NAFTA : failed trade policy comes back to where it began
Karen Hansen-Kuhn, IATP (Institute for Agriculture and Trade Policy)
December 19, 2016
The year 2016 was largely marked by the subject of free trade agreements. From the CETA to the TTIP passing through the TPP, a mishmash of acronyms among which the future of trade is to be played out, in particular for sectors as strategic and crucial as food and agriculture.

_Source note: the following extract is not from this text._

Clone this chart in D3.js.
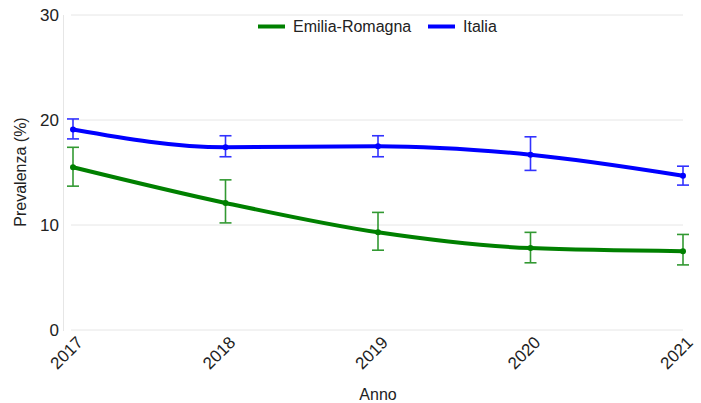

A recent article, reproduced below1, by the Institute for Agriculture and Trade Policy (IATP), a very active American think tank covering issues on agriculture and food security discusses what may be considered the typical trade agreement, The North American Free Trade Agreement (NAFTA) signed between the United States, Canada and Mexico in 1993. The article demonstrates that, 23 years later, the reasons for current opposition to the Transpacific Partnership (TPP) remain the same: non-transparent negotiations, predominance of the interests of companies over those of society, the failure to take account of inequalities in terms of development levels and social and economic models. It can also be stated that 23 years later, the convergence of trade did not lead to any real political integration among the three countries, with as a consequence competing policies and the levelling down of social and economic models.
Momagri Editorial Board
Some dates get burned in our memories. One date that pops up for me each year is November 17, the day the U.S. Congress approved the North American Free Trade Agreement (NAFTA) back in 1993. Now, 23 years later, NAFTA is as controversial as ever. After a long battle in which civil society groups from all three countries worked together to draw public attention to the potential negative impacts and, even then, to propose alternative approaches to trade, the pact was narrowly approved in a late night vote.
Just days before the vote, all signs pointed to NAFTA’s defeat. But then, the power of back room deals to build a bridge in one district, to fund a study center in another (as well as assurances of side deals on things like tomato imports or cross-border trucking) overtook the opposition to the trade pact. Public Citizen later published an accounting of those deals, and the fact that many of the promises were never kept. Even before we knew the true cost of NAFTA—both in the questionable use of public funds and in the well-documented economic and environmental devastation that was to come in all three countries—it was a bitter defeat.
NAFTA was groundbreaking in many ways. It was the first major trade agreement involving countries at disparate levels of development. It extended far beyond the lowering of tariffs to address rules on energy, investment, intellectual property rights and other issues that empowered transnational corporations to shift production among the countries at will, drastically weakening the bargaining power of unions, farmers and small businesses. It introduced the investor-state dispute settlement (ISDS) provision that has allowed companies to sue governments over public interest laws, including the Keystone Pipeline challenge by TransCanada. It became the template for future trade deals with Central America, Peru, Colombia and others, and for the Trans-Pacific Partnership (TPP).
While civil society groups in the three countries had been working together to confront structural adjustment programs (neoliberal programs of deregulation, devaluation and privatization pushed by the World Bank and International Monetary Fund), this collaboration on the specific terms of a trade agreement, and the fact that it spanned both sectors and borders, was new and important.
Earlier this week, many of the members of Congress who led the opposition to the Trans-Pacific Partnership held a press conference to celebrate its defeat (at least for now). This resulted from years of efforts by Congressional leaders like Rep. Rosa DeLauro and massive campaigns led by unions, environmental groups, family farmers and others. Many of them returned to NAFTA. Rep. Marcy Kaptur spoke of the decades of work that led to this point. She should know. She participated in one of the first congressional delegations to Mexico on NAFTA, organized by the National Family Farm Coalition, and has continued to press the case in Congress and with colleagues in the three countries. She noted that, “The recent election results call on us all to recraft NAFTA and other agreements that are in place and to develop new models for fair trade.”
Of course, she’s not the first one to make that argument, but that’s kind of the point. NAFTA hurt manufacturing workers in the U.S. and family farmers in Mexico and there is nothing inevitable about it. We don’t need to be stuck with these rules forever.
There are other approaches to trade policy, starting with an open negotiation process that includes workers, farmers, and environmentalists, among others. Detailed negotiating objectives and draft negotiating texts should be published online before and after negotiating sessions so that civil society groups and legislators know exactly what is on the table. Without opening the process to the light of day, it is really inconceivable that we’d get results that are any different from the existing bad deals.
That press conference on November 15 was a much more hopeful moment than the dreadful NAFTA vote on November 17 so many years ago. It’s important to celebrate some wins, and to dig in to consider the hard and invigorating work moving forward to hold on to those gains and to insist on trade rules that rebalance not just trade deficits, but the deficits of fairness, sustainability and bargaining power that NAFTA left in its wake.